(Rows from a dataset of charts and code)
************
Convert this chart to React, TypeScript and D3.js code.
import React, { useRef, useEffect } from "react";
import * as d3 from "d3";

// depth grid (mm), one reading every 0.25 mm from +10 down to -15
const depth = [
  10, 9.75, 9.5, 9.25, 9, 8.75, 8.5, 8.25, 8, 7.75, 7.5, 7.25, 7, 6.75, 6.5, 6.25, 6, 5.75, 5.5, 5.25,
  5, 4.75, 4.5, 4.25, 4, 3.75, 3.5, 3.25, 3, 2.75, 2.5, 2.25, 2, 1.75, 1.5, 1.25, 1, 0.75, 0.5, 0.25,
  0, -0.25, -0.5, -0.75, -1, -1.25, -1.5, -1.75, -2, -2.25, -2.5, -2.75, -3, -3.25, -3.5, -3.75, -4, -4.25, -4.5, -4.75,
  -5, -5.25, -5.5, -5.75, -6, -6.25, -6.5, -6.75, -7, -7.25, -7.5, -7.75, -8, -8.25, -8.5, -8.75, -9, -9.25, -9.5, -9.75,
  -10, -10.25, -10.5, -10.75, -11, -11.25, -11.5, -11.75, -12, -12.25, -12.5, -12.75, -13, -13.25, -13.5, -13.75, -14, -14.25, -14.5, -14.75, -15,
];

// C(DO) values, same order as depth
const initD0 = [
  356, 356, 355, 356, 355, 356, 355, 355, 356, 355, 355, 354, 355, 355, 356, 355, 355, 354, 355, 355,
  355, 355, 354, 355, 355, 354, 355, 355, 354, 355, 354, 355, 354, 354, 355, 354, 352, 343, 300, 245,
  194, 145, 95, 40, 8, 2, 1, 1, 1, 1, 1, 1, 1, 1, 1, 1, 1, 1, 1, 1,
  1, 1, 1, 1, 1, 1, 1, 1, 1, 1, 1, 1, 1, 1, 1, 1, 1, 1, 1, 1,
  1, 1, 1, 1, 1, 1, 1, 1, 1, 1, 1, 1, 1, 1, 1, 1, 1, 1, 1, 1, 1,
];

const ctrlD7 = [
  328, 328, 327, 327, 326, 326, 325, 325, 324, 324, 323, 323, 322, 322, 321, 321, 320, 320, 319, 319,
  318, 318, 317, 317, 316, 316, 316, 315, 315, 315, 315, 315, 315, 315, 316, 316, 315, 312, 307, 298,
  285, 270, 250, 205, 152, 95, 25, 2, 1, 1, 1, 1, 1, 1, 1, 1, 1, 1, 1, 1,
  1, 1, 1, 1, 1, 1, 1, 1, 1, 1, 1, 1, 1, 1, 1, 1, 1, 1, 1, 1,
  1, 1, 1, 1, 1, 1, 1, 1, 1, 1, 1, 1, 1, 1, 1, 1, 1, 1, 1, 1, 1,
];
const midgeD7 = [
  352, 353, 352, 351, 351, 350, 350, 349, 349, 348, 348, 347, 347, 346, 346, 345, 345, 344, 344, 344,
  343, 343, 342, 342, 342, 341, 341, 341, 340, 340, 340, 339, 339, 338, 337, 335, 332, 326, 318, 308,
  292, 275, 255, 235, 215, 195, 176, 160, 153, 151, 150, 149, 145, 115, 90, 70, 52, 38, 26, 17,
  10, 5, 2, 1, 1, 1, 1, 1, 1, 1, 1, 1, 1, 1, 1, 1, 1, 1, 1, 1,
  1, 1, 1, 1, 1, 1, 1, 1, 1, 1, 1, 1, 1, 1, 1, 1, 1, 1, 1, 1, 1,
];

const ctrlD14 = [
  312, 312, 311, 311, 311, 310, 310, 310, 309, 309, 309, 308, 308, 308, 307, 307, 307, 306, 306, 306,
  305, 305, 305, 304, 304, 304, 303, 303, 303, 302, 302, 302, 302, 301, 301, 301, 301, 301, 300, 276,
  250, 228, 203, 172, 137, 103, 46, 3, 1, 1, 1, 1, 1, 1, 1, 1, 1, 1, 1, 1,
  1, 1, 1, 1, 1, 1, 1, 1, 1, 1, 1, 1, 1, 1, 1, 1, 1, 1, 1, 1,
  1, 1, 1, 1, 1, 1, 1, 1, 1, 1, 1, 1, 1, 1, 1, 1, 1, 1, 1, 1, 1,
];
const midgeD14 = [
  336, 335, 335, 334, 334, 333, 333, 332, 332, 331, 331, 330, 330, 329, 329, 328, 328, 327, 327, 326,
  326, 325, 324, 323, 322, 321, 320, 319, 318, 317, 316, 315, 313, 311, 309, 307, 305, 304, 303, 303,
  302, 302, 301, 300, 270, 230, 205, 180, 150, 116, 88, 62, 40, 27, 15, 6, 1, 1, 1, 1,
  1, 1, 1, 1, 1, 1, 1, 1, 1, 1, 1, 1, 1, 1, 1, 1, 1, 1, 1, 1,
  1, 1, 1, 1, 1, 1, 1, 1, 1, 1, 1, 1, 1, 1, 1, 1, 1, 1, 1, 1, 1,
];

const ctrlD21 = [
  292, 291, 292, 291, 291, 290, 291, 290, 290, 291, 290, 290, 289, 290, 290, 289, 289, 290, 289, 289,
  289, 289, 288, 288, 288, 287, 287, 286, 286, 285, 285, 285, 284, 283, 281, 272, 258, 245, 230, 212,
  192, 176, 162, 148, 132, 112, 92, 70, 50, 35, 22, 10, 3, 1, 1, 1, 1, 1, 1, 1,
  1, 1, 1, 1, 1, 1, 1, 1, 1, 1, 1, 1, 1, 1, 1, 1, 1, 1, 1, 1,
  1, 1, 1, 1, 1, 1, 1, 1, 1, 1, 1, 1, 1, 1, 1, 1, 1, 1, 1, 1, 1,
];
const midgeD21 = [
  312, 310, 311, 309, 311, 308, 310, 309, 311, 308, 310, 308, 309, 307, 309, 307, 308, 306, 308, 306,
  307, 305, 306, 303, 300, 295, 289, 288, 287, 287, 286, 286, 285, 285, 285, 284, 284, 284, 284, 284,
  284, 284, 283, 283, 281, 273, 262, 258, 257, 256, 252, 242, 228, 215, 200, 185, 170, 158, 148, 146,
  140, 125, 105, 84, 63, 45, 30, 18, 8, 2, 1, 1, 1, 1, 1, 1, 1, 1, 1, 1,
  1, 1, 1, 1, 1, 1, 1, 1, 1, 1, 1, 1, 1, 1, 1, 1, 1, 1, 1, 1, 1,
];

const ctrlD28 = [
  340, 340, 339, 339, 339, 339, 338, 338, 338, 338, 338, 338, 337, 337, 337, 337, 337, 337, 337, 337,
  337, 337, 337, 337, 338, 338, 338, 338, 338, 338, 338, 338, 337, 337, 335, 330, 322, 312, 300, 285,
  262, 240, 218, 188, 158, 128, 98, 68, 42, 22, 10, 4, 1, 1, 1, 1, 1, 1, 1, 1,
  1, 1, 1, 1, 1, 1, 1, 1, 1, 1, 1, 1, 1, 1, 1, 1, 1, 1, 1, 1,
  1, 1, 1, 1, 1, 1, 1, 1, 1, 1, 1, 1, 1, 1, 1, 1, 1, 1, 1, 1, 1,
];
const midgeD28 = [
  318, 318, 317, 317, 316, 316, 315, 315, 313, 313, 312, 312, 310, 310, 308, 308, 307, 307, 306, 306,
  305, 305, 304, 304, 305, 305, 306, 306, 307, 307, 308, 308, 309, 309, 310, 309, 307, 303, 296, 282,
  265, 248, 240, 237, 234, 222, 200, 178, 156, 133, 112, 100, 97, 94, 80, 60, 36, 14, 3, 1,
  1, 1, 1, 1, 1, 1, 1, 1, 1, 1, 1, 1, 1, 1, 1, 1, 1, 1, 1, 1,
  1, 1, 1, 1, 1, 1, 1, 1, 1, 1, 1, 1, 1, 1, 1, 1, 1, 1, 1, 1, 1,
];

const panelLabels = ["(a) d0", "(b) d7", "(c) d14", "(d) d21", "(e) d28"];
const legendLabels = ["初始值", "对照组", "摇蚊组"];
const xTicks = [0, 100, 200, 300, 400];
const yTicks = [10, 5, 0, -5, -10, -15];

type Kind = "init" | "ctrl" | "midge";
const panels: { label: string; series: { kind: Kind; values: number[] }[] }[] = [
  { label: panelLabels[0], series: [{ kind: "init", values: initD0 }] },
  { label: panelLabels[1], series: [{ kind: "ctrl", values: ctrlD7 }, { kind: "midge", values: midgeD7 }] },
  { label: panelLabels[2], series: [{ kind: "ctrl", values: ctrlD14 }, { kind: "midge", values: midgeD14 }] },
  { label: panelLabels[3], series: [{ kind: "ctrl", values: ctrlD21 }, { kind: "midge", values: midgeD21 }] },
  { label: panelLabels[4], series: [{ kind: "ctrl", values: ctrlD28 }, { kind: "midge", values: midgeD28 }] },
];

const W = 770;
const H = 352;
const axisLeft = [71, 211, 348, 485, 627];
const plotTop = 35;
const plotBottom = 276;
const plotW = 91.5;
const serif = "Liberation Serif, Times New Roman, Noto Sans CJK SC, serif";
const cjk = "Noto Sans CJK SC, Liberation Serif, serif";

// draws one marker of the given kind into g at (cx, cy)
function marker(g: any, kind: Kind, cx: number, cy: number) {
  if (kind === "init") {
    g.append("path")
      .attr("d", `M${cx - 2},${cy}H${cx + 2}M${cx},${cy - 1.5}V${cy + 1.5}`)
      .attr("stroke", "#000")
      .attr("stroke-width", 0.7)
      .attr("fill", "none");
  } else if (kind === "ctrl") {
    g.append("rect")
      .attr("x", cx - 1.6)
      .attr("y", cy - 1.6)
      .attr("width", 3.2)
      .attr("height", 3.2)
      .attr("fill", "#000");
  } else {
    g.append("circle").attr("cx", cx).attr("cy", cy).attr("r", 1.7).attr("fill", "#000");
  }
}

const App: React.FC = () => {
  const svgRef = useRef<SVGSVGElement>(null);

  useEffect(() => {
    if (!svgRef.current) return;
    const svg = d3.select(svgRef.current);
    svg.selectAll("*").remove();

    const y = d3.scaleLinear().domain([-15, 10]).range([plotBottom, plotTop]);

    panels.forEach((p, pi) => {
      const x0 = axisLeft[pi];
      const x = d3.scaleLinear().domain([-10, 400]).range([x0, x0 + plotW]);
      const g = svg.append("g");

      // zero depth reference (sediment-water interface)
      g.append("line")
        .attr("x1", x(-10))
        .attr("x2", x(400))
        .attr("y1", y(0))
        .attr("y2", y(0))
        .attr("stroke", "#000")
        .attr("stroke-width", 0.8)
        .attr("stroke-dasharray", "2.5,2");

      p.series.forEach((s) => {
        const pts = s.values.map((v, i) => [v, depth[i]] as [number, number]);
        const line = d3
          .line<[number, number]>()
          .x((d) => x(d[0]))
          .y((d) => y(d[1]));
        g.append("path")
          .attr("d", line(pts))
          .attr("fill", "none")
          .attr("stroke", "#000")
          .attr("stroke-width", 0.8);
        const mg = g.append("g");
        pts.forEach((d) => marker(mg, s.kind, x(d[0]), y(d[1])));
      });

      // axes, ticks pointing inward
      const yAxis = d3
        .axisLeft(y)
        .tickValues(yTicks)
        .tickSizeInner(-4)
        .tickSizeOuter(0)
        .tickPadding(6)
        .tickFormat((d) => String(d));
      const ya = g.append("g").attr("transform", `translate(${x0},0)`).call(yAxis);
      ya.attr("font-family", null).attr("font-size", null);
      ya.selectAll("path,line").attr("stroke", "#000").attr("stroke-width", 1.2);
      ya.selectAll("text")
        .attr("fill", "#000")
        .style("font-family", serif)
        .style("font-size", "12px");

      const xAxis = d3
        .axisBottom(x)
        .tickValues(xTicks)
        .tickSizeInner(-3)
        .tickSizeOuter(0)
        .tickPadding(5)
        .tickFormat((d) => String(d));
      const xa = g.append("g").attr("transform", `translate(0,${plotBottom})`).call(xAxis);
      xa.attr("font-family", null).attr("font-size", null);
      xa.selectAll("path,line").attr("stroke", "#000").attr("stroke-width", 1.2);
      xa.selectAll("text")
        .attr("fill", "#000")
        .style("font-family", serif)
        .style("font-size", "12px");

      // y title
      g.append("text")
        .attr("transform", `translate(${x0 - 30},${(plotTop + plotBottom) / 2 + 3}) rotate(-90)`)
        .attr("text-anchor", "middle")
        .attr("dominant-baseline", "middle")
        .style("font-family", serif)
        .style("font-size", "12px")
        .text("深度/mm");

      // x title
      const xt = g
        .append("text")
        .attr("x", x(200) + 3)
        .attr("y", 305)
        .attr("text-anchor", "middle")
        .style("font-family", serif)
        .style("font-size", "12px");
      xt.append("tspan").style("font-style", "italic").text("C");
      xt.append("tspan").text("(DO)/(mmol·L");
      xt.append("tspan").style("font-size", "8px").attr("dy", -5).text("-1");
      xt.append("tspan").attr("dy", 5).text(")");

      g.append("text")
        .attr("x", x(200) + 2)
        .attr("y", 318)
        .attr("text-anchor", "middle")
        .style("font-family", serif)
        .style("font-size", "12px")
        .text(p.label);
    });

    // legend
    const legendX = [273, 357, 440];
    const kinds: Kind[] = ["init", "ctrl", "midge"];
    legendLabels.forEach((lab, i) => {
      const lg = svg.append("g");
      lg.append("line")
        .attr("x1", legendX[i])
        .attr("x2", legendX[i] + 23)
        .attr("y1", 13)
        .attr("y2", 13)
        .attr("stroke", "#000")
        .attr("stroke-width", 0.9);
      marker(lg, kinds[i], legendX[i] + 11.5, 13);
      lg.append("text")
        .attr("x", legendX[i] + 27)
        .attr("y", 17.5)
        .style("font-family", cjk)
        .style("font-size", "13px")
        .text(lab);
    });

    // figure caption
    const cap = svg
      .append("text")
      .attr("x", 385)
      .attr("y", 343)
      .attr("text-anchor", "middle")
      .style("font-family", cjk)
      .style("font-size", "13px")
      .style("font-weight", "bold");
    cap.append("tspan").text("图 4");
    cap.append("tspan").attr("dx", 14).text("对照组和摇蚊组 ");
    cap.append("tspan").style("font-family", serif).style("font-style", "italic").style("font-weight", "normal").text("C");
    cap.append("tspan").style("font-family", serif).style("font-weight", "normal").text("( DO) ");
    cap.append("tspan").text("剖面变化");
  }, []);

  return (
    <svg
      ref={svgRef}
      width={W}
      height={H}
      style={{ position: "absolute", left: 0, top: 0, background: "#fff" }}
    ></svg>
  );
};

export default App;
************
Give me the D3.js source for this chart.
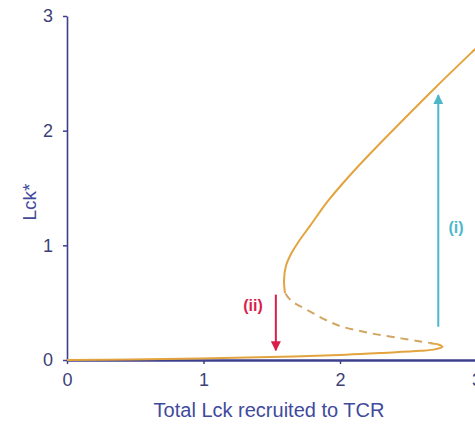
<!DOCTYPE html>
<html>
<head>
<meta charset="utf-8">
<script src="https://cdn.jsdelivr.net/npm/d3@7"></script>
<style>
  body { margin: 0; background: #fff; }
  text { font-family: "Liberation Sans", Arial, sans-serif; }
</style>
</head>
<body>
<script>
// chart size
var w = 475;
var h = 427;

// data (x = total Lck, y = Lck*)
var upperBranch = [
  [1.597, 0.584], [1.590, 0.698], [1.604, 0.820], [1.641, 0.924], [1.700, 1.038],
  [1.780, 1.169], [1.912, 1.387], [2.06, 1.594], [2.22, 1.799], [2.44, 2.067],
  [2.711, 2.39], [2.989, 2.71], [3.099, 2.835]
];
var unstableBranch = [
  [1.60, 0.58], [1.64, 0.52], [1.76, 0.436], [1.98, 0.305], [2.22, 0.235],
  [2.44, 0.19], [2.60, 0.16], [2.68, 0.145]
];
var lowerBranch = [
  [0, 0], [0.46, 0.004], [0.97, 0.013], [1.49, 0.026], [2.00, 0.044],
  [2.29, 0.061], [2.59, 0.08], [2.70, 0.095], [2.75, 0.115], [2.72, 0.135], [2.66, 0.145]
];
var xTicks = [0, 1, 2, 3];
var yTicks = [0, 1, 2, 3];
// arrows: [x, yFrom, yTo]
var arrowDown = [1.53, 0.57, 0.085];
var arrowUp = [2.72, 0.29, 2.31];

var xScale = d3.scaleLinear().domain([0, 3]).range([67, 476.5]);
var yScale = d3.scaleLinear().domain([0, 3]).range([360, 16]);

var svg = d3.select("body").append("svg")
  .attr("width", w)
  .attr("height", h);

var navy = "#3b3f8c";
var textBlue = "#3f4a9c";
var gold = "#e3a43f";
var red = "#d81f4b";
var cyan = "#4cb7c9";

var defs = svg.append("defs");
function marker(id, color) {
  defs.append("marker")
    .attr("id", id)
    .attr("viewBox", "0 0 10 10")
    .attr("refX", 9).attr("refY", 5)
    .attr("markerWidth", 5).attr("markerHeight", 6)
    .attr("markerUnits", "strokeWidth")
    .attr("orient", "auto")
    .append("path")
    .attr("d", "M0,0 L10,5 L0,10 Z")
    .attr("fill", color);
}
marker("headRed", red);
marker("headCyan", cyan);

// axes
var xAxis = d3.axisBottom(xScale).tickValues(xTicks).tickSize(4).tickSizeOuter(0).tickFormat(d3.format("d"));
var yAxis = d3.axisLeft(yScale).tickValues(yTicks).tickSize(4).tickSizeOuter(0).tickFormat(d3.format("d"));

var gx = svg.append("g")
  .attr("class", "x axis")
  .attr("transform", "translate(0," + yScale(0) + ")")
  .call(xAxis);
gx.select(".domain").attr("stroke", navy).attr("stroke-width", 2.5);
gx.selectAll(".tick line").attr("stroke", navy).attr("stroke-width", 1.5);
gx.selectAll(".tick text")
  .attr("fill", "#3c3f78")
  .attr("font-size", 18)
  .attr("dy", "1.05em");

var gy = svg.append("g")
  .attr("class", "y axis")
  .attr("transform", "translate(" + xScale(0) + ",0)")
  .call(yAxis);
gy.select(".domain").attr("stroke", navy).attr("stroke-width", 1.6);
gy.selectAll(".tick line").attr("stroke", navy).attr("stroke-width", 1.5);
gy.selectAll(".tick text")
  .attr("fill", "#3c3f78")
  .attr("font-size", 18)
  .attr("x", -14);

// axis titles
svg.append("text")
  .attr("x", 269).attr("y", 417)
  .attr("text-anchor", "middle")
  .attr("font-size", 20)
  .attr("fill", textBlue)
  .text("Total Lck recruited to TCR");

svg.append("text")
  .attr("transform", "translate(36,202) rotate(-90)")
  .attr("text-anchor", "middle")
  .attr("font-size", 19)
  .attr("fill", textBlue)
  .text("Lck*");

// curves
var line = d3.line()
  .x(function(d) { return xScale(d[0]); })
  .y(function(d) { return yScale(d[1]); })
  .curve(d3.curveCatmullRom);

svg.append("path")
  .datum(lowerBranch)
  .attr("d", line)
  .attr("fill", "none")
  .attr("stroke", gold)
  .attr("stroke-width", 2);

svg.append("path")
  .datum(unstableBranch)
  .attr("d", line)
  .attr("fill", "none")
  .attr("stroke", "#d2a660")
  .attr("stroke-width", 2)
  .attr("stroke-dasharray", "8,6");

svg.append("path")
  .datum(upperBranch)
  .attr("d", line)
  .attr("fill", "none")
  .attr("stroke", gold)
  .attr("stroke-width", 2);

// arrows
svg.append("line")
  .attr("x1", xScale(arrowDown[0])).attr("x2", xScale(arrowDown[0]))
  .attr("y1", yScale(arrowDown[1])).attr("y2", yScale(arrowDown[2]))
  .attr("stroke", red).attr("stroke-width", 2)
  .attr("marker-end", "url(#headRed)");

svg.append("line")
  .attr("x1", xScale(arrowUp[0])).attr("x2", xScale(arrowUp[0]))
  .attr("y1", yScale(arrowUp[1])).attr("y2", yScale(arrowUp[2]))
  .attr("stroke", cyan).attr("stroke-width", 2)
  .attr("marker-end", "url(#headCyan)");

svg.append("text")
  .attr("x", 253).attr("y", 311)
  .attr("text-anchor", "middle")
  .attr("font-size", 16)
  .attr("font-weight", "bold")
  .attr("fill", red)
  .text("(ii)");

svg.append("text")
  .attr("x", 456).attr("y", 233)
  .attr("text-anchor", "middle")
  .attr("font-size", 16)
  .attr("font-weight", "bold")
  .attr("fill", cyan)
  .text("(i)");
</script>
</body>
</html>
************
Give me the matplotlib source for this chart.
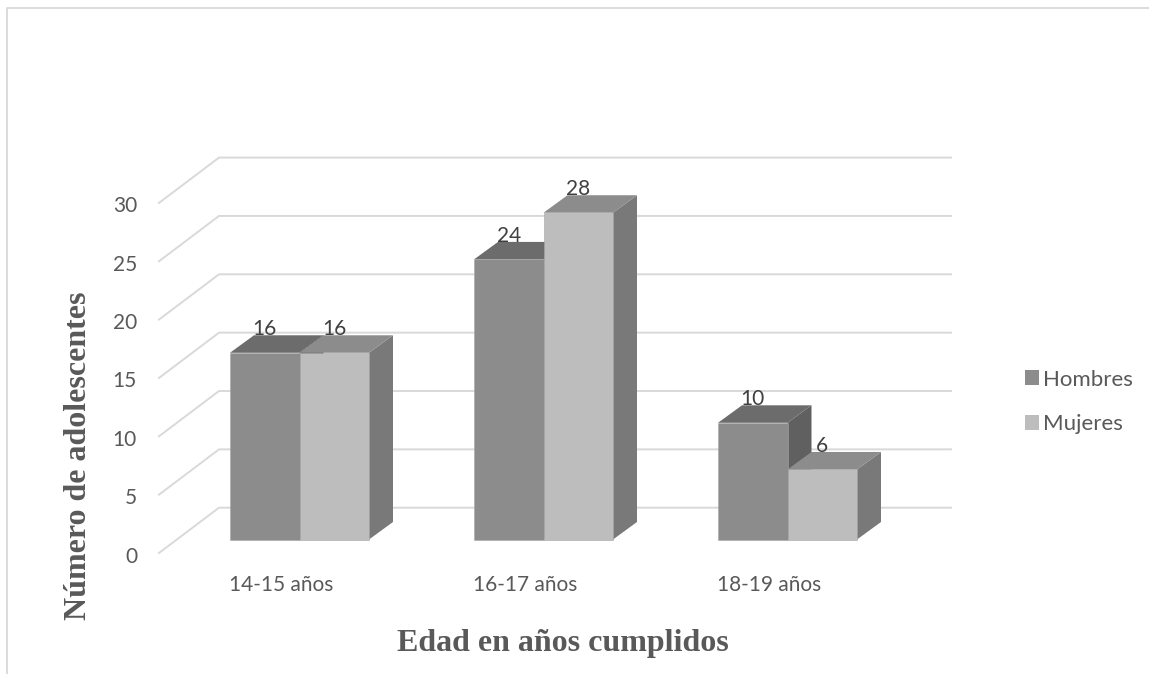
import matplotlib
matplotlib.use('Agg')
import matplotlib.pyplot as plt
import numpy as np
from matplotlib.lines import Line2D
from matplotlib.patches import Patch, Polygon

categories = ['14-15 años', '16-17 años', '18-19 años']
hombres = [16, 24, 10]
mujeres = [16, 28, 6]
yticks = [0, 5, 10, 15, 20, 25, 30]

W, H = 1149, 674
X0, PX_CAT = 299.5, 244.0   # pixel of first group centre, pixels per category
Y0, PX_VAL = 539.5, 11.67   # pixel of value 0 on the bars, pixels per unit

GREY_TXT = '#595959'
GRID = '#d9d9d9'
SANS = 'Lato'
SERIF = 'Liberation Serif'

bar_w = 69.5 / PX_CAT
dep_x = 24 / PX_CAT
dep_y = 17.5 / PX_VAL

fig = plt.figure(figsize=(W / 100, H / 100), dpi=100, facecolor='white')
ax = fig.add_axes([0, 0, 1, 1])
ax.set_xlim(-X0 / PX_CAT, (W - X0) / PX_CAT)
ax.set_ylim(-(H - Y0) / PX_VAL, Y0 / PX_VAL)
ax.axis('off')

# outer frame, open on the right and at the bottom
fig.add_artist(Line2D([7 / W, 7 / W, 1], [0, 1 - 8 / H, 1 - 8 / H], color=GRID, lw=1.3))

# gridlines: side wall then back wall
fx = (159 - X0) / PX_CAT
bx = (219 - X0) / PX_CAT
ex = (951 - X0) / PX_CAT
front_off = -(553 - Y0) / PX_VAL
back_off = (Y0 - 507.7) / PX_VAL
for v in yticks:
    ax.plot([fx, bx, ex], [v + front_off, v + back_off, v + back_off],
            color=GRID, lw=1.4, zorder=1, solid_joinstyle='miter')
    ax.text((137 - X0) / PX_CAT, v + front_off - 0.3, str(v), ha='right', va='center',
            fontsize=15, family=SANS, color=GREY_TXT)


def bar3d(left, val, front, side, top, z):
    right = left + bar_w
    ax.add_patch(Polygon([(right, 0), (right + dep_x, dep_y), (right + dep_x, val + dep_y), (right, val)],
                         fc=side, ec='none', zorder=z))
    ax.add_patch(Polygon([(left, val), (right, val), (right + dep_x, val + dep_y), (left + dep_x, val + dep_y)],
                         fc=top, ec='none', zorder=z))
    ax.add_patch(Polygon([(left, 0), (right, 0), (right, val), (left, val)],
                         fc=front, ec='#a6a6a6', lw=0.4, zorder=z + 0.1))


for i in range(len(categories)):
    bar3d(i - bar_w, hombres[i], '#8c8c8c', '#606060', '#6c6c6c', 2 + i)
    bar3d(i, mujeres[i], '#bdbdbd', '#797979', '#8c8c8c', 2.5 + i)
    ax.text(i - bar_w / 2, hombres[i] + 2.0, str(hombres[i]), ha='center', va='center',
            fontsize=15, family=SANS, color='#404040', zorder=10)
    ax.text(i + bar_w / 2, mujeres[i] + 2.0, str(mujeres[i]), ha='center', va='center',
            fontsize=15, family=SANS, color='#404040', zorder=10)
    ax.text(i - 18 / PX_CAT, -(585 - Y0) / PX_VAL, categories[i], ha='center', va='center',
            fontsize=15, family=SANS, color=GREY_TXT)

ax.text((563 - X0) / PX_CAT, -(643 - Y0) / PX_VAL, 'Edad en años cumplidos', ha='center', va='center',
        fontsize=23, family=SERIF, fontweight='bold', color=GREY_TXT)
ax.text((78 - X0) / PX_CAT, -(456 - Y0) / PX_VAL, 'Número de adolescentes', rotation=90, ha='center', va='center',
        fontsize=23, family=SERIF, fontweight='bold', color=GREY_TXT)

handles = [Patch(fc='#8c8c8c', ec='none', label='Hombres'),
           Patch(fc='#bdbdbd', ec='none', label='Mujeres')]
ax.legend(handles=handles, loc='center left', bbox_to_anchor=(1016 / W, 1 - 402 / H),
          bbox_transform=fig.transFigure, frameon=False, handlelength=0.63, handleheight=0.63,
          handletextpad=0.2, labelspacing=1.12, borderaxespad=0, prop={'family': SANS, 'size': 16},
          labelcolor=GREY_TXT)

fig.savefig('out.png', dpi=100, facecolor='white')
************
> **Task directions**
Look above for the line that contains "Convert this chart". Starting there, transcribe every line exactly until you have copied the line that contains "import * as".

> **Result**
Convert this chart to React, TypeScript and D3.js code.
import React, { useRef, useEffect } from "react";
import * as d3 from "d3";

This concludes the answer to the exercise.